There are two models of System Explorer hardware products: the MP3CF and MP4CF. Both products enable a block-based prototyping methodology in which the user builds up a reconfigurable prototype of their system using state-of-the art FPGAs and other system components. The System Explorer MP3CF is particularly suited for providing maximum performance in the implementation of pipe-lined data-flow type designs and has been widely adopted as the platform for verifying digital wireless systems. The architecture of the System Explorer MP4CF addresses designs with more complex data paths, such as networking and multimedia systems.

　Aptix provides a suite of software tools for implementation and verification of users designs on the MP3CF and MP4CF platforms. The Logic AggreGATErTM interactive hierarchical partitioning tool enables mapping of netlists into FPGAs and other system components following the natural block-level structure of the design. Explorer software maps the partitioned netlist into the MP3CF/MP4CF platform, configures the prototype, and provides automated hardware debugging tools. The Module Verification Platform (MVP), delivered through Prototype Verification Services, confirms accurate mapping of the netlist to the prototype and enables running regression suites and co-simulation with the major logic simulators.

　The System Explorer product family is built upon on two key proprietary technologies: the Field Programmable Circuit Board (FPCB) and the Field Programmable Interconnect Component (FPIC).The FPCB provides programmable interconnect routing between design blocks. The FPCB employs a plug-and-play modular approach in which system design blocks are represented by components on daughter cards which plug into "free-hole" areas on the FPCB. Programmable routing is accomplished by having all the free-hole connection points pre-routed to a set of the Company's proprietary, high pin count FPICs. FPICs are 1024 pin devices that can route any component I/O to any other I/O. These two principal technologies are protected by a set of over 25 patents.

　The plug-and-play concept provides flexibility to the user to prototype with any required component. It provides Aptix the flexibility to upgrade the rated capacities and speeds of the systems as new FPGAs are introduced and supported. By using the largest and fastest FPGAs, the Company's customers are able to prototype their designs using fewer components, and at a resulting lower cost. With FPGAs now outperforming design creation tools, customers can employ the block-based methodology to implement prototype designs faster. The high pin count FPIC enables the routing between prototyping components to be accomplished with minimal prototyping system delays. This maximizes the actual operating speed of the prototyping system.
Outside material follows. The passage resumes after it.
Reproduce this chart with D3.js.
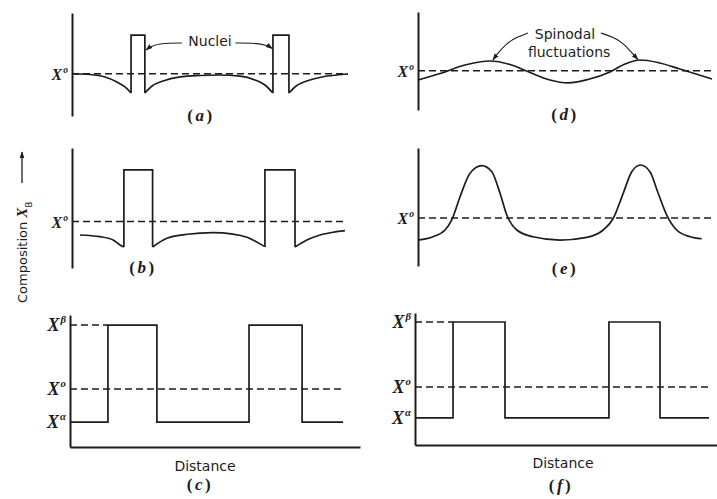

　Aptix products take system level structural descriptions and gate-level ASIC netlists and map system elements into standard components and the ASIC design custom logic into FPGAs, as guided by the designer. For system-on-chip (SoC) designs, IP blocks can be represented as bonded-out silicon or mapped into FPGAs. The FPGA vendor tools for placement and routing of the FPGAs are driven through the Aptix software, thereby enhancing the ease-of-use and system compilation time. The Aptix software generates prototype programming data which is downloaded to the prototyping system. The Aptix software also controls interfaces to debugging tools, such as logic analyzers.
The working prototype of a system or ASIC is created by using modules with pre-mounted components, such as FPGAs, which plug directly into the FPCB open-hole pattern to represent all the elements of the design. These modules automatically pick up power, ground and programming pins from pre-routed circuits on the FPCB, making it a truly plug-and-play system. This method makes it quicker to prototype a system with fewer errors and gives the product an ease-of-use advantage.

　The System Explorer products have a direct-connect high-speed bus, which is important for many real-time applications to get data quickly between components that must run at a minimum threshold speed to process information correctly. Data communication applications are particularly sensitive to this issue, as they cannot usually be slowed down and must process data at a very fast rate. In this scenario, the data rate between components would be confined to the System Explorer high speed bus (up to 50 MHz) and the rest of the system not in this critical path would transfer data up to about 35 MHz through the FPIC devices.